> _Job_
Without the pictures, print the lines running from the beginning of the material to the line containing "60, 60, 58.4];", both ends included.

[Start Source data]

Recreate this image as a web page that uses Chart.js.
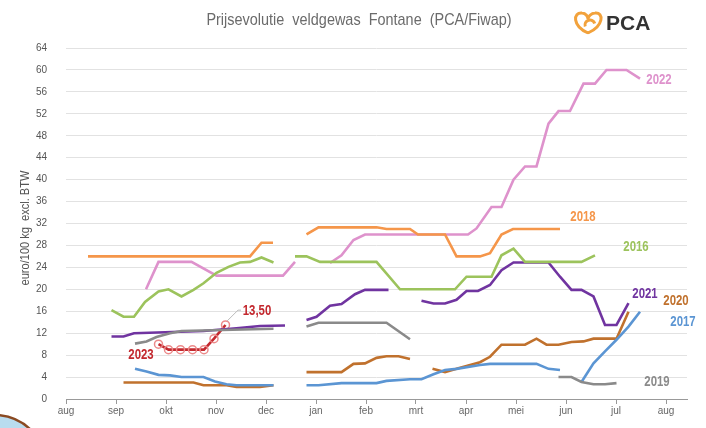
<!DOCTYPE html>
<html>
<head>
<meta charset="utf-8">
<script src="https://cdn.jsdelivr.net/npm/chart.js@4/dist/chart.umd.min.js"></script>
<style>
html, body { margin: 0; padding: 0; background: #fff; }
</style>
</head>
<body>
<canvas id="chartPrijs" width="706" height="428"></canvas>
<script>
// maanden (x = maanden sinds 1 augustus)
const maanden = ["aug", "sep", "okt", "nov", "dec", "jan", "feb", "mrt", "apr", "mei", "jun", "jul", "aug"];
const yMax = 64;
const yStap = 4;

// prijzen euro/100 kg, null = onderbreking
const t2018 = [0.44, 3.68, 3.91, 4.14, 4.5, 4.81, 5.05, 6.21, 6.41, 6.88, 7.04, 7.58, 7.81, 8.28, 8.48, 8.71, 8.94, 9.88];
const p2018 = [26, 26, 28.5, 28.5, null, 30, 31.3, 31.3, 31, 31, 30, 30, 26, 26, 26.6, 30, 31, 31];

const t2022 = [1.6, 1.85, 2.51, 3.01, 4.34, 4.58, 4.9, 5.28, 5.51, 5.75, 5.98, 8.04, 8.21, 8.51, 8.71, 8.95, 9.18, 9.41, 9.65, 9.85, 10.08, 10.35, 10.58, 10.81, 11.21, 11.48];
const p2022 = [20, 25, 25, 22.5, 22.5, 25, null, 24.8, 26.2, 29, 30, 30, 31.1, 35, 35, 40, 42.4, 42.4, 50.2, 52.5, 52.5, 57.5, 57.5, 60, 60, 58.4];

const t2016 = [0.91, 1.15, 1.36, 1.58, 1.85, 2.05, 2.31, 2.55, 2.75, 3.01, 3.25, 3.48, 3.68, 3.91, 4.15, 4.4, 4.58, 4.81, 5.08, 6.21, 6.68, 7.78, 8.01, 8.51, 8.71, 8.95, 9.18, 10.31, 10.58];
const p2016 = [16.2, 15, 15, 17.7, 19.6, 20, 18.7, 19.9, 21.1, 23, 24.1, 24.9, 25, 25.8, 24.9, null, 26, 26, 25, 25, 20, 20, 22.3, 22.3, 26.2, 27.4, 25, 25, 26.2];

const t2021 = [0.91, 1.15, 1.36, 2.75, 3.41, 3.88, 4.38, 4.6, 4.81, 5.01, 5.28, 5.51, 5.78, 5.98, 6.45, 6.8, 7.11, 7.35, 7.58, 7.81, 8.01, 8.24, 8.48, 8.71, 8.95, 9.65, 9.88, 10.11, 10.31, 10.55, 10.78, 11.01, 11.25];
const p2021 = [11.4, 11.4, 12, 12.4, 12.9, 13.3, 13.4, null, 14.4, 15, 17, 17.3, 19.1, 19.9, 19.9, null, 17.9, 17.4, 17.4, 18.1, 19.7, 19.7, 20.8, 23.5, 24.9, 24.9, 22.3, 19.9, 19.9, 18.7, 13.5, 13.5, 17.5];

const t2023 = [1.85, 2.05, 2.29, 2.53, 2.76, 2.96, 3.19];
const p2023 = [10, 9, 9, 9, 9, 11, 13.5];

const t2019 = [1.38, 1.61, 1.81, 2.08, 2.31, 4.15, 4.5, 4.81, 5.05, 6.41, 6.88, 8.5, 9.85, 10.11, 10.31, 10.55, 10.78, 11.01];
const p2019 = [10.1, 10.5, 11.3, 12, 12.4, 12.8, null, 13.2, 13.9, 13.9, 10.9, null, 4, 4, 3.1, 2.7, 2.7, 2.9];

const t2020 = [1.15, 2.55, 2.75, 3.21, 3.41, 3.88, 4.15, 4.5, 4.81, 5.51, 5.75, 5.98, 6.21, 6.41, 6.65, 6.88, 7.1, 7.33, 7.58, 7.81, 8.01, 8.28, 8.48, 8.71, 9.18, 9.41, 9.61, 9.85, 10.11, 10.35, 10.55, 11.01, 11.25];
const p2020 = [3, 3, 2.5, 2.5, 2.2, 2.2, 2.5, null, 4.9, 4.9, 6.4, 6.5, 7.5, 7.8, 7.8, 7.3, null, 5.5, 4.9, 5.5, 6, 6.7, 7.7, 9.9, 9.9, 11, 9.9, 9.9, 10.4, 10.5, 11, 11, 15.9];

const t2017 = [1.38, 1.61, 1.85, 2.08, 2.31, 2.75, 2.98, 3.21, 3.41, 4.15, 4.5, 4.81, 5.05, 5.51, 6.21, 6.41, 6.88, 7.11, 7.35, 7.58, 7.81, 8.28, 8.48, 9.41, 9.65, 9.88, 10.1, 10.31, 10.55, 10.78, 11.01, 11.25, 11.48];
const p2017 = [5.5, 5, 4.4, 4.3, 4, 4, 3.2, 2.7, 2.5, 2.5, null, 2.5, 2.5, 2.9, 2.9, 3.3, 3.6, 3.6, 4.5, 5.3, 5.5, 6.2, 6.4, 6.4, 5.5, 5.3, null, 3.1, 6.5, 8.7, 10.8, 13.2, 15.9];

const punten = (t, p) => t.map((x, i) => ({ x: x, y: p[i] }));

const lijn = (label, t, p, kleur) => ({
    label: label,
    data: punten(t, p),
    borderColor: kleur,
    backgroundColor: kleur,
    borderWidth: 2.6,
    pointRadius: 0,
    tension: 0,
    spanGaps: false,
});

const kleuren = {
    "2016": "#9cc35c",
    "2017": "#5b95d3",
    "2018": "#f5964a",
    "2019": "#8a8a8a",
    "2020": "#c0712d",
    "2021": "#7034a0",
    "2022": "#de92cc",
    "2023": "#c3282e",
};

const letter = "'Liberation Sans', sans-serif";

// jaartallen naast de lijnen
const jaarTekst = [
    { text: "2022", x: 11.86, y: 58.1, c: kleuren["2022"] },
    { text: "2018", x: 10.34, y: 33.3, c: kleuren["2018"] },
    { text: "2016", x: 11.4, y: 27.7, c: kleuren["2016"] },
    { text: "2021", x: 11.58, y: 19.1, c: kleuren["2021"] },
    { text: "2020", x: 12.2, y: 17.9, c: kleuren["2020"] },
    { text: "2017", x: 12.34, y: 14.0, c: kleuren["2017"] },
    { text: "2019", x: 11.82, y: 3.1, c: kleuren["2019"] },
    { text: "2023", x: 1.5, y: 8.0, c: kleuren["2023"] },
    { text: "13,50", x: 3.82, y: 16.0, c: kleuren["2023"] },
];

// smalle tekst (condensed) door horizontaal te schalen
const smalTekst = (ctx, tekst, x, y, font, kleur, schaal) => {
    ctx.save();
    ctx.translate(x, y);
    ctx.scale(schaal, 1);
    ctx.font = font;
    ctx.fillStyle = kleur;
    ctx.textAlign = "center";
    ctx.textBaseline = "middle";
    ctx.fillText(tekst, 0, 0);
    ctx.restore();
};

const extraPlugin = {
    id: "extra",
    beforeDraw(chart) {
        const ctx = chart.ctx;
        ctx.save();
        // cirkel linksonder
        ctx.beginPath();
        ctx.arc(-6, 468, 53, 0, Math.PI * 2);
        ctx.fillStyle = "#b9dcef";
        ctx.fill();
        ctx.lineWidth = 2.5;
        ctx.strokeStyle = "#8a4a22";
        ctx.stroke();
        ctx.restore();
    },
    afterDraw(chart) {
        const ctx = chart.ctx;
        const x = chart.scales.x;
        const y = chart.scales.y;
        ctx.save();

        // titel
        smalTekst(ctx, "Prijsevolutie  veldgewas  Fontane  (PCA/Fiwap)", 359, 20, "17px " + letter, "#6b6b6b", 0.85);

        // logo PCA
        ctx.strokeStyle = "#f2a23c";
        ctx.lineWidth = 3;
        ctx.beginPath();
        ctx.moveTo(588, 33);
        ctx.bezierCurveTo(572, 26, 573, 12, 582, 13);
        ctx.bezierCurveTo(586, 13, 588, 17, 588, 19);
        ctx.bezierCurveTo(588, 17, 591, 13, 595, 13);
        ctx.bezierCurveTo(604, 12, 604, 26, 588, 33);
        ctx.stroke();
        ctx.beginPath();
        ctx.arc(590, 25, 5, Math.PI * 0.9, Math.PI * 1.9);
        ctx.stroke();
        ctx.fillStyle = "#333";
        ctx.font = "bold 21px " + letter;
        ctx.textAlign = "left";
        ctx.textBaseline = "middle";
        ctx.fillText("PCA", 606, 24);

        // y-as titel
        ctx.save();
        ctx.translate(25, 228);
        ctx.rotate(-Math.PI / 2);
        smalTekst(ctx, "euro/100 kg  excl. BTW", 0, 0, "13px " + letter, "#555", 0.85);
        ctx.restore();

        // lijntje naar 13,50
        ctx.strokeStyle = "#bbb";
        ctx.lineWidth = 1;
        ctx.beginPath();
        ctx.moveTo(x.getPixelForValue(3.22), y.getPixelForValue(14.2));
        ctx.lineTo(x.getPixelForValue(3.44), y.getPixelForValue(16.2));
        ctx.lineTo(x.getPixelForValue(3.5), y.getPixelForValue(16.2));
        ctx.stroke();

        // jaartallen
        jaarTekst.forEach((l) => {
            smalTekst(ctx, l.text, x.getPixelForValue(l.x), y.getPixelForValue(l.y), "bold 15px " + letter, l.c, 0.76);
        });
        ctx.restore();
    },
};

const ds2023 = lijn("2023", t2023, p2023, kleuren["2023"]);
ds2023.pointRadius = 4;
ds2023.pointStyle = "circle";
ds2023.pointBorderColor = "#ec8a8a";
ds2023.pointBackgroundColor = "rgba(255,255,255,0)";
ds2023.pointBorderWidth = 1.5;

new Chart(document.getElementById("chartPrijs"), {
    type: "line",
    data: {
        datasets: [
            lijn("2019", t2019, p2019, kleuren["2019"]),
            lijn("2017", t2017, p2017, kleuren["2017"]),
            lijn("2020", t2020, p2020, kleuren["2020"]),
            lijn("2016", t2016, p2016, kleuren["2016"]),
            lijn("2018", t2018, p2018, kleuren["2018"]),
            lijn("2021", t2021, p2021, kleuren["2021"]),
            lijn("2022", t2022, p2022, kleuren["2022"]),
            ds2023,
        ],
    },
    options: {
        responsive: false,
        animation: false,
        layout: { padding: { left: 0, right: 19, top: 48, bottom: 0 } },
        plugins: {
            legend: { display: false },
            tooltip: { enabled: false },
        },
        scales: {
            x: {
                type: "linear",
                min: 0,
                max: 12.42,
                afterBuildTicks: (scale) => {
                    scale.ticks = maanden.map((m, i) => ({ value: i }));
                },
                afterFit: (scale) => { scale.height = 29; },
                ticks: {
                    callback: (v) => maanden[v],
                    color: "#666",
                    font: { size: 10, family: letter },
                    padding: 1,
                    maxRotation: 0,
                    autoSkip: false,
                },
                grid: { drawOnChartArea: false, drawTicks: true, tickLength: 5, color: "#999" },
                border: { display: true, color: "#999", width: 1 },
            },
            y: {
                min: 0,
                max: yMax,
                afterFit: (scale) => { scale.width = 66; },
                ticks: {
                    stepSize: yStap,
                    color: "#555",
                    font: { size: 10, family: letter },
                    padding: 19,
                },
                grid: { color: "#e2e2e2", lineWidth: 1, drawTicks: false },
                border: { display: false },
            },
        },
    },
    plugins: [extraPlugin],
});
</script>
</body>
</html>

[End Source data]

> _Correct answer_
Recreate this image as a web page that uses Chart.js.
<!DOCTYPE html>
<html>
<head>
<meta charset="utf-8">
<script src="https://cdn.jsdelivr.net/npm/chart.js@4/dist/chart.umd.min.js"></script>
<style>
html, body { margin: 0; padding: 0; background: #fff; }
</style>
</head>
<body>
<canvas id="chartPrijs" width="706" height="428"></canvas>
<script>
// maanden (x = maanden sinds 1 augustus)
const maanden = ["aug", "sep", "okt", "nov", "dec", "jan", "feb", "mrt", "apr", "mei", "jun", "jul", "aug"];
const yMax = 64;
const yStap = 4;

// prijzen euro/100 kg, null = onderbreking
const t2018 = [0.44, 3.68, 3.91, 4.14, 4.5, 4.81, 5.05, 6.21, 6.41, 6.88, 7.04, 7.58, 7.81, 8.28, 8.48, 8.71, 8.94, 9.88];
const p2018 = [26, 26, 28.5, 28.5, null, 30, 31.3, 31.3, 31, 31, 30, 30, 26, 26, 26.6, 30, 31, 31];

const t2022 = [1.6, 1.85, 2.51, 3.01, 4.34, 4.58, 4.9, 5.28, 5.51, 5.75, 5.98, 8.04, 8.21, 8.51, 8.71, 8.95, 9.18, 9.41, 9.65, 9.85, 10.08, 10.35, 10.58, 10.81, 11.21, 11.48];
const p2022 = [20, 25, 25, 22.5, 22.5, 25, null, 24.8, 26.2, 29, 30, 30, 31.1, 35, 35, 40, 42.4, 42.4, 50.2, 52.5, 52.5, 57.5, 57.5, 60, 60, 58.4];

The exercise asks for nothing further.